At first, this sounds plausible. Grief does strange things to people. But when you press into it, this theory starts to break in several important ways.

First, hallucinations are individual experiences.
They happen inside a person’s mind. They’re not shared in the same way across groups—especially not in consistent, repeated ways. But the resurrection accounts don’t describe one person having a private vision. They describe:
  • multiple individuals
  • in different places
  • at different times
  • including groups
At one point, it’s claimed that over 500 people saw Him. That’s not how hallucinations work.

Second, hallucinations don’t create empty tombs.
Even if you grant that someone thought they saw Jesus, you still have to answer the question: where was the body? Because from the very beginning, no one—followers or opponents—was pointing to a grave and saying, “There He is.” Instead, the explanation circulating was, “the body must have been stolen.” Which again tells you something important: the tomb was empty, and people knew it.

Third, the disciples weren’t expecting to see Him.
This matters more than people think. Hallucinations are often tied to expectation or longing—you see what you’re already hoping to see. But that’s not the posture of the disciples.
They weren’t waiting at the tomb believing Jesus would rise. They fully believed he was dead. They were disappointed, but not delusional. When the women first encounter the empty tomb, their reaction isn’t, “Of course.” It’s fear.

Even after multiple reports, some of the disciples still doubted. These aren’t people primed for collective vision. These are people struggling to believe what’s right in front of them.

Fourth—and this is where it gets personal—hallucinations don’t transform people like this.
Something happened that took a group of fearful, hidden followers and turned them into bold witnesses willing to stake everything on this claim. Not just emotionally convinced—but publicly, consistently, and at great cost. You don’t get that kind of sustained, grounded conviction from a passing psychological experience. Nor are you able to convince so many others of the same thing without sounding crazy. You get it from something that reorients your understanding of reality.

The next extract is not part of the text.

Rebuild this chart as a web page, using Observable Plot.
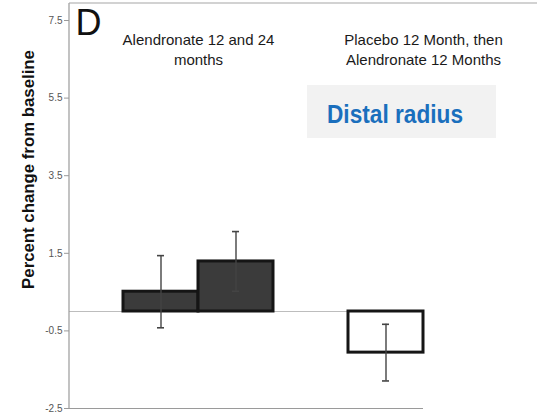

So while the hallucination theory tries to honor the sincerity of the disciples, it can’t account for the full picture:
  • shared experiences
  • an empty tomb
  • lack of expectation
  • lasting transformation

At some point, you’re left with a question that doesn’t go away: what kind of “vision” convinces this many people, this deeply, for this long—at this kind of cost? And whether you accept their conclusion or not, one thing becomes difficult to dismiss: they couldn't all be hallucinating.